15. A system according to claim 11, characterized in that the line hybrid (106) of the analog parts (5) is implemented by

isolating the analog-to-digital and digital-to-analog converter from multiplexing elements (11 and 13) related to the analog parts by means of over-voltage isolators (63, 64 and 65),

connecting functionally the output of the digital-to-analog converter to a differential line driver (60), coupling the non-inverting and inverting output of said line driver galvanically through feeding resistors to the pair cable (6), and

coupling the pair cable (6) galvanically to the input of a differential amplifier (61), and further connecting the output of the differential amplifier functionally to the analog-to-digital converter.

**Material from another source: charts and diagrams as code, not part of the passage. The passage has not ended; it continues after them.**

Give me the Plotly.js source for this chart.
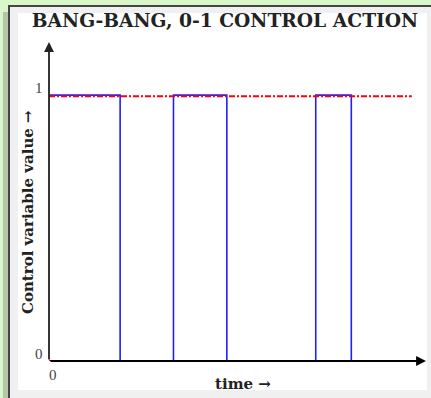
<!DOCTYPE html>
<html>
<head>
<meta charset="utf-8">
<script src="https://cdn.plot.ly/plotly-3.0.1.min.js"></script>
<style>
  html, body { margin:0; padding:0; width:431px; height:398px; overflow:hidden; background:#d9f7c9; }
  #strip { position:absolute; left:3px; top:12px; width:6px; height:386px; background:#b3c7a6; }
  #panel { position:absolute; left:8px; top:5px; width:421px; height:391px; background:#f0f0f0; border-left:2px solid #454545; border-top:2px solid #454545; }
  #white { position:absolute; left:18px; top:13px; width:409px; height:377px; background:#ffffff; }
  #chart { position:absolute; left:0; top:0; width:431px; height:398px; }
</style>
</head>
<body>
<div id="strip"></div>
<div id="panel"></div>
<div id="white"></div>
<div id="chart"></div>
<script>
// Bang-bang control signal: switching times and levels
const switchTimes = [0, 2, 3.5, 5, 7.5, 8.5, 10];
const controlLevels = [1, 0, 1, 0, 1, 0, 0];
// Bounds of the admissible control (red dash-dot lines)
const boundTimes = [0, 10.2, null, 0, 10.2];
const boundLevels = [0.996, 0.996, null, 0, 0];
// Axis tick labels
const yTickVals = [1, 0];
const yTickText = ['1', '0'];
const xTickVals = [0];
const xTickText = ['0'];
const titleText = 'BANG-BANG, 0-1 CONTROL ACTION';
const xTitleText = 'time →';
const yTitleText = 'Control variable value →';

const serif = 'DejaVu Serif, Liberation Serif, serif';

const traces = [
  { x: switchTimes, y: controlLevels, mode: 'lines', line: { shape: 'hv', color: '#1f1fff', width: 1.6 }, hoverinfo: 'skip' },
  { x: boundTimes, y: boundLevels, mode: 'lines', line: { color: '#ff0000', width: 2, dash: '6px,2px,2px,2px' }, connectgaps: false, hoverinfo: 'skip' }
];

const annotations = [
  // y axis with arrow
  { x: 0, y: 1.2, ax: 0, ay: 0, xref: 'x', yref: 'y', axref: 'x', ayref: 'y', text: '', showarrow: true,
    arrowhead: 2, arrowsize: 1.1, arrowwidth: 1.8, arrowcolor: '#222', standoff: 0 },
  // x axis with arrow
  { x: 10.6, y: 0, ax: 0, ay: 0, xref: 'x', yref: 'y', axref: 'x', ayref: 'y', text: '', showarrow: true,
    arrowhead: 2, arrowsize: 1.1, arrowwidth: 1.8, arrowcolor: '#000', standoff: 0 },
  // axis titles
  { x: -0.0557, y: 0.467, xref: 'paper', yref: 'paper', text: '<b>' + yTitleText + '</b>', showarrow: false,
    textangle: -90, xanchor: 'center', yanchor: 'middle', font: { family: serif, size: 15, color: '#222' } },
  { x: 0.515, y: -0.072, xref: 'paper', yref: 'paper', text: '<b>' + xTitleText + '</b>', showarrow: false,
    xanchor: 'center', yanchor: 'middle', font: { family: serif, size: 15, color: '#222' } }
];
yTickVals.forEach((v, i) => annotations.push({
  x: 0, y: v, xref: 'x', yref: 'y', text: yTickText[i], showarrow: false,
  xanchor: 'right', yanchor: 'bottom', xshift: -4, yshift: -3,
  font: { family: 'Liberation Serif, serif', size: 15, color: '#444' }
}));
xTickVals.forEach((v, i) => annotations.push({
  x: v, y: 0, xref: 'x', yref: 'y', text: xTickText[i], showarrow: false,
  xanchor: 'center', yanchor: 'top', xshift: 4, yshift: -4,
  font: { family: 'Liberation Serif, serif', size: 15, color: '#444' }
}));

const layout = {
  width: 431, height: 398,
  margin: { l: 49, r: 5, t: 42, b: 37 },
  paper_bgcolor: 'rgba(0,0,0,0)', plot_bgcolor: 'rgba(0,0,0,0)',
  showlegend: false,
  title: { text: '<b>' + titleText + '</b>', x: 0.522, xanchor: 'center', y: 0.948, yanchor: 'middle',
    font: { family: serif, size: 18.7, color: '#222' } },
  xaxis: { range: [0, 10.6], showgrid: false, zeroline: false, showline: false, showticklabels: false, ticks: '', fixedrange: true },
  yaxis: { range: [0, 1.2], showgrid: false, zeroline: false, showline: false, showticklabels: false, ticks: '', fixedrange: true },
  annotations: annotations
};

Plotly.newPlot('chart', traces, layout, { displayModeBar: false, staticPlot: true });
</script>
</body>
</html>
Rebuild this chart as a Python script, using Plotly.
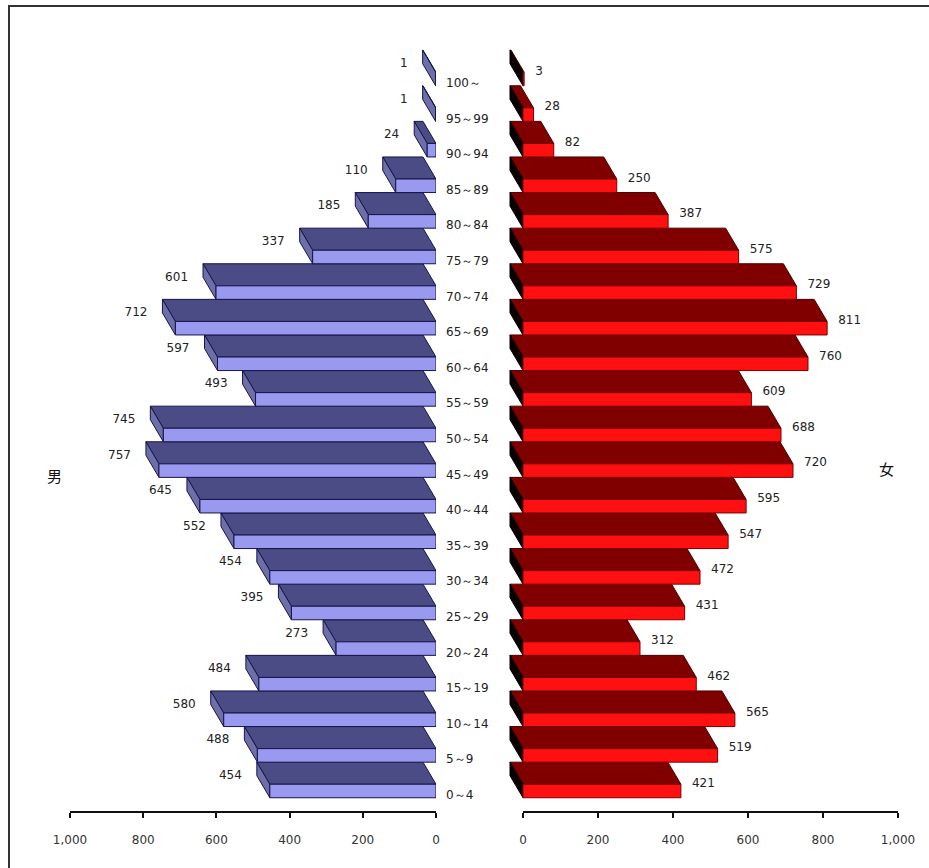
import plotly.graph_objects as go

# ---------------- data ----------------
ages = ["0～4", "5～9", "10～14", "15～19", "20～24", "25～29", "30～34", "35～39",
        "40～44", "45～49", "50～54", "55～59", "60～64", "65～69", "70～74", "75～79",
        "80～84", "85～89", "90～94", "95～99", "100～"]
male = [454, 488, 580, 484, 273, 395, 454, 552, 645, 757, 745, 493, 597, 712, 601,
        337, 185, 110, 24, 1, 1]
female = [421, 519, 565, 462, 312, 431, 472, 547, 595, 720, 688, 609, 760, 811, 729,
          575, 387, 250, 82, 28, 3]
tick_vals = [0, 200, 400, 600, 800, 1000]
label_male = "男"
label_female = "女"

# ---------------- layout geometry (pixels) ----------------
W, H = 929, 868
M0_PX, M1000_PX = 436, 70      # male axis: 0 and 1000
F0_PX, F1000_PX = 523, 898     # female axis: 0 and 1000
ROW_PX = 35.6                  # category spacing
ROW0_PX = 791                  # centre of front face of first category
AXIS_PX = 812                  # y of the value axis line
DEPTH_PX = 13                  # oblique depth offset (to the left)
H_FRONT = 0.19                 # half-height of front face (category units)
DEPTH_Y = 0.62                 # vertical depth offset (category units)
FEM_MIN = -45

m_ppu = (M0_PX - M1000_PX) / 1000.0
f_ppu = (F1000_PX - F0_PX) / 1000.0
dxm = DEPTH_PX / m_ppu          # male axis is reversed: +value = left
dxf = -DEPTH_PX / f_ppu

y0 = (ROW0_PX - H) / ROW_PX
y1 = y0 + H / ROW_PX
axis_paper = (H - AXIS_PX) / H


def build(vals, dx, face):
    xs, ys = [], []
    h, d = H_FRONT, DEPTH_Y
    for i, v in enumerate(vals):
        if face == "front":
            pts = [(0, i - h), (v, i - h), (v, i + h), (0, i + h)]
        elif face == "top":
            pts = [(0, i + h), (v, i + h), (v + dx, i + h + d), (dx, i + h + d)]
        elif face == "side_end":
            pts = [(v, i - h), (v, i + h), (v + dx, i + h + d), (v + dx, i - h + d)]
        else:  # side at zero
            pts = [(0, i - h), (0, i + h), (dx, i + h + d), (dx, i - h + d)]
        pts.append(pts[0])
        for px_, py_ in pts:
            xs.append(px_)
            ys.append(py_)
        xs.append(None)
        ys.append(None)
    return xs, ys


fig = go.Figure()


def add_poly(vals, dx, face, fill, line, xaxis):
    xs, ys = build(vals, dx, face)
    fig.add_trace(go.Scatter(x=xs, y=ys, mode="lines", fill="toself",
                             fillcolor=fill, line=dict(color=line, width=1),
                             xaxis=xaxis, yaxis="y", hoverinfo="skip",
                             showlegend=False))


# male bars (3D look)
add_poly(male, dxm, "top", "#4B4B85", "#15154A", "x")
add_poly(male, dxm, "side_end", "#6E6EA8", "#15154A", "x")
add_poly(male, dxm, "front", "#9999F0", "#15154A", "x")
# female bars (3D look)
add_poly(female, dxf, "top", "#800000", "#4A0000", "x2")
add_poly(female, dxf, "side_zero", "#0A0000", "#000000", "x2")
add_poly(female, dxf, "front", "#FF1010", "#7A0000", "x2")

idx = list(range(len(ages)))
TXT = dict(family="DejaVu Sans", size=12, color="#222222")

# value labels
fig.add_trace(go.Scatter(
    x=[v + 28 / m_ppu for v in male], y=[i + 0.42 for i in idx],
    text=[str(v) for v in male], mode="text", textposition="middle left",
    textfont=TXT, xaxis="x", yaxis="y", hoverinfo="skip", showlegend=False,
    cliponaxis=False))
fig.add_trace(go.Scatter(
    x=[v + 11 / f_ppu for v in female], y=[i + 0.2 for i in idx],
    text=[str(v) for v in female], mode="text", textposition="middle right",
    textfont=TXT, xaxis="x2", yaxis="y", hoverinfo="skip", showlegend=False,
    cliponaxis=False))

annotations = []
for i, a in enumerate(ages):
    annotations.append(dict(x=444 / W, xref="paper", y=i, yref="y", yshift=-4,
                            text=a, showarrow=False, xanchor="left", font=TXT))
annotations.append(dict(x=45 / W, xref="paper", y=(H - 476) / H, yref="paper",
                        text=label_male, showarrow=False,
                        font=dict(family="Noto Sans CJK JP", size=15, color="#111111")))
annotations.append(dict(x=896 / W, xref="paper", y=(H - 469) / H, yref="paper",
                        text=label_female, showarrow=False,
                        font=dict(family="Noto Sans CJK JP", size=15, color="#111111")))

shapes = [
    dict(type="line", xref="x", yref="paper", x0=0, x1=1000, y0=axis_paper,
         y1=axis_paper, line=dict(color="#111111", width=2)),
    dict(type="line", xref="x2", yref="paper", x0=0, x1=1000, y0=axis_paper,
         y1=axis_paper, line=dict(color="#111111", width=2)),
    dict(type="rect", xref="paper", yref="paper", x0=9 / W, x1=1.02, y0=-0.02,
         y1=(H - 6) / H, line=dict(color="#333333", width=2)),
]

axis_common = dict(
    tickvals=tick_vals, tickformat=",d", ticks="outside", ticklen=5,
    tickwidth=1.5, tickcolor="#111111", showline=False, showgrid=False,
    zeroline=False, anchor="free", position=axis_paper, automargin=False,
    tickfont=dict(family="DejaVu Sans", size=12, color="#333333"),
    ticklabelstandoff=12,
)

fig.update_layout(
    width=W, height=H, margin=dict(l=0, r=0, t=0, b=0, pad=0, autoexpand=False),
    paper_bgcolor="white", plot_bgcolor="rgba(0,0,0,0)",
    xaxis=dict(domain=[M1000_PX / W, M0_PX / W], range=[1000, 0], **axis_common),
    xaxis2=dict(domain=[(F0_PX + FEM_MIN * f_ppu) / W, F1000_PX / W],
                range=[FEM_MIN, 1000], **axis_common),
    yaxis=dict(range=[y0, y1], domain=[0, 1], visible=False, fixedrange=True,
               automargin=False),
    annotations=annotations, shapes=shapes, showlegend=False,
)

fig.write_html("out.html", config={"displayModeBar": False},
               post_script="document.body.style.margin='0';")
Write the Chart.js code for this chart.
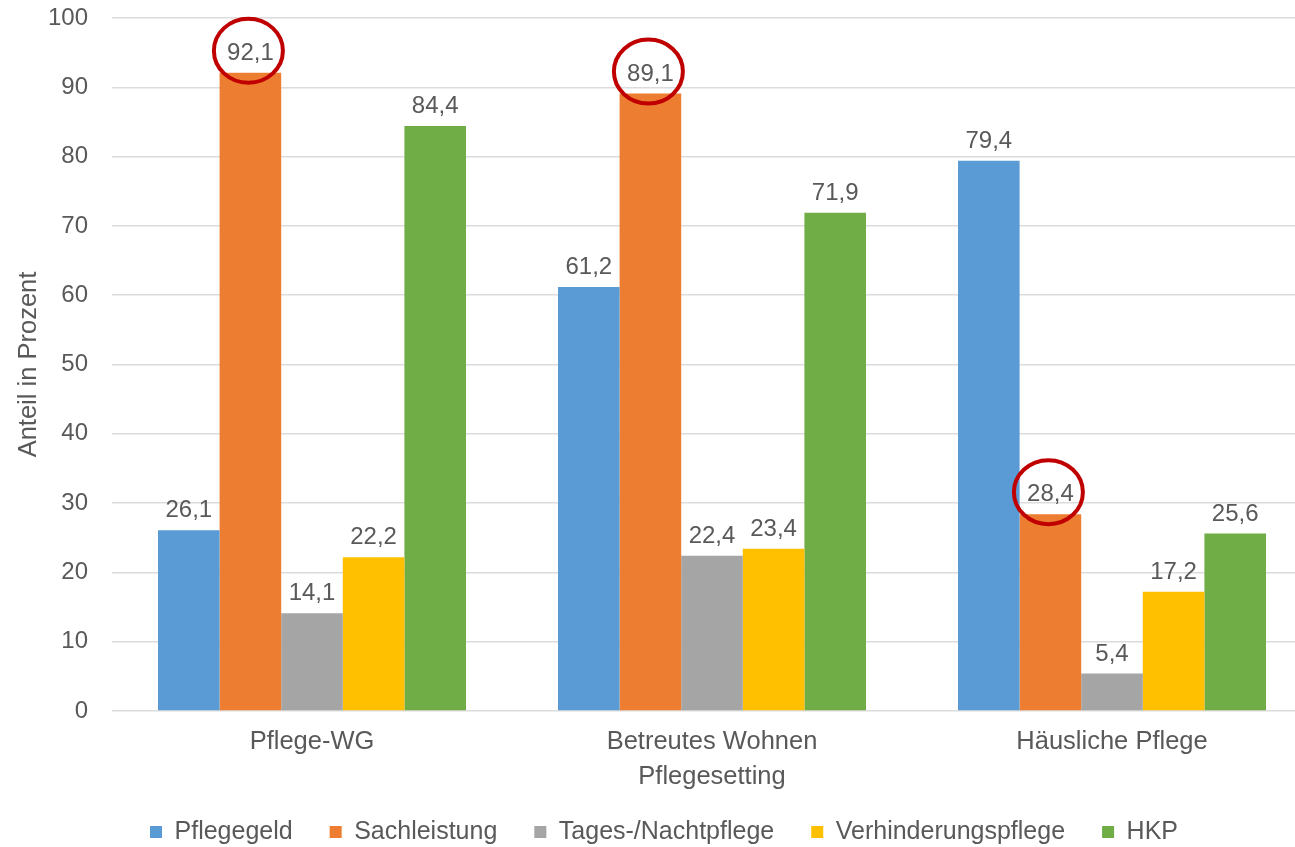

16. A system according to claim 10, the method comprising means for transferring both a full duplex modem signal and a full duplex voice frequency telephone signal in the system, characterized in that the said means comprise

at the central site a first converter element (77), which is adapted to convert the standard compliant telephone signal of each connection into a digital sample sequence (76),

connection-specific auxiliary channels implemented on the optical fiber link for transferring the telephone signal through the optical fiber,

a separate digital-to-analog converter (70) in the equipment (8) for converting the sampled telephone signal (71) into analog form,

a splitter filter (73) coupled to the equipment (8) end of the pair cable (6) and adapted to filter apart a full duplex modem signal (83) and a full duplex telephone signal (82),

a separate hybrid (80) and a separate transformer (81) optimized for a telephone signal, which are adapted to couple the telephone signal (82) to the splitter filter (73),

means for coupling the modem signal (83) from the splitter filter to the analog parts (5),

a separate analog-to-digital converter (74) for converting a telephone signal (82 b), received from the pair cable through the said separate hybrid (80), into a sampled telephone signal (75) for transferring through the said auxiliary channel, and

at the central site a second converter element (78), which is adapted to convert a sampled telephone signal (79), transferred through the auxiliary channel, into a standard compliant form.